- Born: Mary Elizabeth Chambers July 31, 1875 New York City, United States
- Died: 1950 Hamilton, Ontario, Canada
- Education: Vassar College (1897)
- Occupations: Charity worker, social reformer
- Organizations: Hamilton Birth Control League Birth Control Society of Hamilton
- Known for: Founder of Canada's first birth control clinic
- Spouse: William Clark Hawkins

= Mary Elizabeth Hawkins =

Canadian birth control activist (1875–1950)

Mary Elizabeth Hawkins, née Chambers (1875–1950) was a Canadian charity worker, founder of Canada's first birth control clinic. A widow in Hamilton, Ontario, Hawkins founded the Hamilton Birth Control League in 1931, which soon established a birth control clinic in the city.

==Life==
Mary Elizabeth Chambers was born in New York City on July 31, 1875, the daughter of Frank Ross Chambers and Mary Elizabeth Pease. She graduated from Vassar College in 1897 and in the following year married William Clark Hawkins, an engineer. The pair moved to Hamilton, Ontario in 1901.

Hawkins became an active charity worker in Hamilton. During World War I she served as administrator for the Canadian Field Comforts Commission. She helped found the Family Service Bureau in 1923, the Community Chest in 1927, and the Women's Civic Club.
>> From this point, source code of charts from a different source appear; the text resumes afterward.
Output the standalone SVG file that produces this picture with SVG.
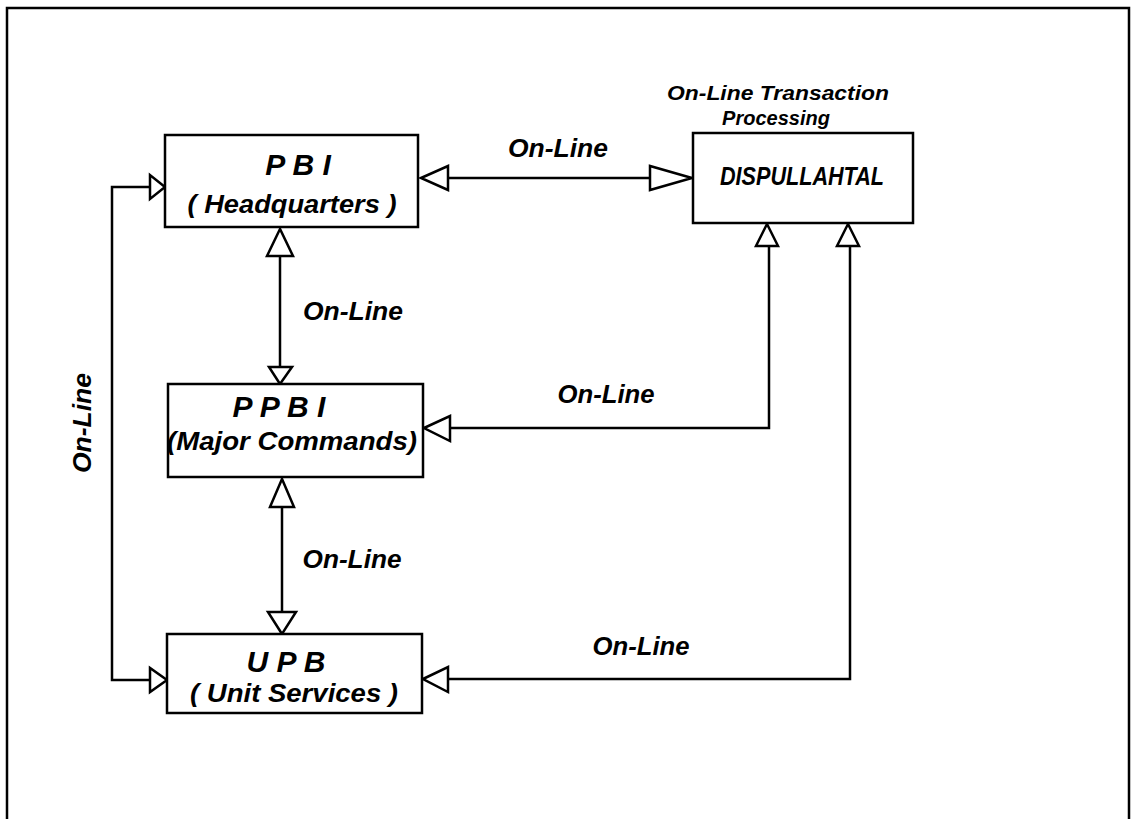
<svg xmlns="http://www.w3.org/2000/svg" width="1135" height="819" viewBox="0 0 1135 819">
<style>
.box{fill:#fff;stroke:#000;stroke-width:2.5}
.ln{fill:none;stroke:#000;stroke-width:2.5}
.ah{fill:#fff;stroke:#000;stroke-width:2.5;stroke-linejoin:miter}
text{font-family:"Liberation Sans",Arial,sans-serif;font-weight:bold;font-style:italic;fill:#000}
.t1{font-size:30px}
.t2{font-size:25px}
.lb{font-size:25px}
.tp{font-size:20px}
</style>
<rect width="1135" height="819" fill="#fff"/>
<path class="ln" d="M7,819 V8 H1129 V819" stroke-width="2"/>
<g id="connectors">
<path class="ln" d="M150,187 H112 V680 H150"/>
<polygon class="ah" points="165,187 150,175 150,199"/>
<polygon class="ah" points="167,680 150,668 150,692"/>
<path class="ln" d="M448,178 H650"/>
<polygon class="ah" points="421,178 448,166 448,190"/>
<polygon class="ah" points="692,178 650,166 650,190"/>
<path class="ln" d="M280,256 V367"/>
<polygon class="ah" points="280,229 267,256 293,256"/>
<polygon class="ah" points="280,384 269,367 292,367"/>
<path class="ln" d="M282,507 V612"/>
<polygon class="ah" points="282,479 270,507 294,507"/>
<polygon class="ah" points="282,634 268,612 296,612"/>
<path class="ln" d="M450,428 H769 V246"/>
<polygon class="ah" points="424,428 450,416 450,441"/>
<polygon class="ah" points="767,224 756,246 778,246"/>
<path class="ln" d="M448,679 H850 V246"/>
<polygon class="ah" points="423,679 448,667 448,692"/>
<polygon class="ah" points="848,224 837,246 859,246"/>
<text class="lb" x="558" y="157" text-anchor="middle" textLength="100" lengthAdjust="spacingAndGlyphs">On-Line</text>
<text class="lb" x="353" y="320" text-anchor="middle" textLength="100" lengthAdjust="spacingAndGlyphs">On-Line</text>
<text class="lb" x="606" y="403" text-anchor="middle" textLength="97" lengthAdjust="spacingAndGlyphs">On-Line</text>
<text class="lb" x="352" y="568" text-anchor="middle" textLength="99" lengthAdjust="spacingAndGlyphs">On-Line</text>
<text class="lb" x="641" y="655" text-anchor="middle" textLength="97" lengthAdjust="spacingAndGlyphs">On-Line</text>
<text class="lb" transform="translate(91,423) rotate(-90)" x="0" y="0" text-anchor="middle" textLength="100" lengthAdjust="spacingAndGlyphs">On-Line</text>
</g>
<g id="disp">
<text class="tp" x="778" y="100" text-anchor="middle" textLength="222" lengthAdjust="spacingAndGlyphs">On-Line Transaction</text>
<text class="tp" x="776" y="125" text-anchor="middle">Processing</text>
<rect class="box" x="693" y="133" width="220" height="90"/>
<text class="t2" x="720" y="185" textLength="164" lengthAdjust="spacingAndGlyphs">DISPULLAHTAL</text>
</g>
<g id="pbi">
<rect class="box" x="165" y="135" width="253" height="92"/>
<text class="t1" x="298" y="175" text-anchor="middle">P B I</text>
<text class="t2" x="292" y="213" text-anchor="middle" textLength="209" lengthAdjust="spacingAndGlyphs">( Headquarters )</text>
</g>
<g id="ppbi">
<rect class="box" x="168" y="384" width="255" height="93"/>
<text class="t1" x="279" y="417" text-anchor="middle">P P B I</text>
<text class="t2" x="292" y="450" text-anchor="middle" textLength="250" lengthAdjust="spacingAndGlyphs">(Major Commands)</text>
</g>
<g id="upb">
<rect class="box" x="167" y="634" width="255" height="79"/>
<text class="t1" x="286" y="672" text-anchor="middle">U P B</text>
<text class="t2" x="294" y="702" text-anchor="middle" textLength="208" lengthAdjust="spacingAndGlyphs">( Unit Services )</text>
</g>
</svg>
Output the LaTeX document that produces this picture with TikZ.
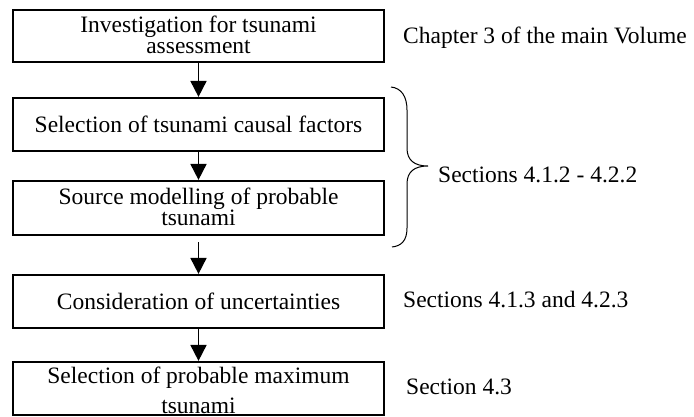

She was active in the Red Cross, and also served as president of an Infant's Home.

== Founding of the Hamilton birth control clinic ==

In 1931, Hawkins founded the Hamilton Birth Control League, later known as the Birth Control Society of Hamilton, after years of work in the city's charitable and welfare organizations. A graduate of Vassar College and a prominent Hamilton volunteer, she had helped establish the Family Service Bureau and the Community Chest and had become deeply involved in maternal and child welfare. During the economic crisis of the Great Depression, she came to regard access to reliable birth-control information as a matter of public health and social welfare rather than private morality.

Hamilton proved a receptive setting for Hawkins's efforts because it already had a strong network of women involved in organized charity, child welfare, and social reform. Early discussions of the new movement took place privately; historians have noted that the initiative first operated "behind the closed living room doors of Hamilton's wealthy matrons", with Hawkins among the leading organizers.

Working through these reform networks, Hawkins organized the opening of a clinic in Hamilton on 3 March 1932. Contemporary and later historical sources regard it as the first birth-control clinic in Canada. The legal and social risks were considerable: the Criminal Code still prohibited the sale, advertisement, and dissemination of contraceptive information unless it could be defended as serving the public good. Hawkins nevertheless moved ahead, presenting the clinic as a practical response to poverty, maternal ill health, and the pressures faced by large families during the Depression.

Hawkins's role was primarily organizational and administrative. She established the clinic, oversaw its fundraising and operations, and secured medical participation for a venture that many physicians considered professionally and legally risky. The first doctor hired as medical director resigned after only three weeks. Hawkins then approached Elizabeth Bagshaw and persuaded her to assume the position; Bagshaw would remain medical director for more than three decades.

The clinic's early years also reflected the controversy surrounding contraception. According to Hamilton historical sources, some local clerics and traditionalists denounced birth control as "a dirty thing", and several physicians refused to rent the clinic medical space. Despite these obstacles, Hawkins and her allies succeeded in keeping the clinic open through donations, volunteers, and discreet local support. By the end of its first year, approximately 398 women had received advice at the clinic.

Hawkins remained president of the organization from the clinic's founding until her death in 1950.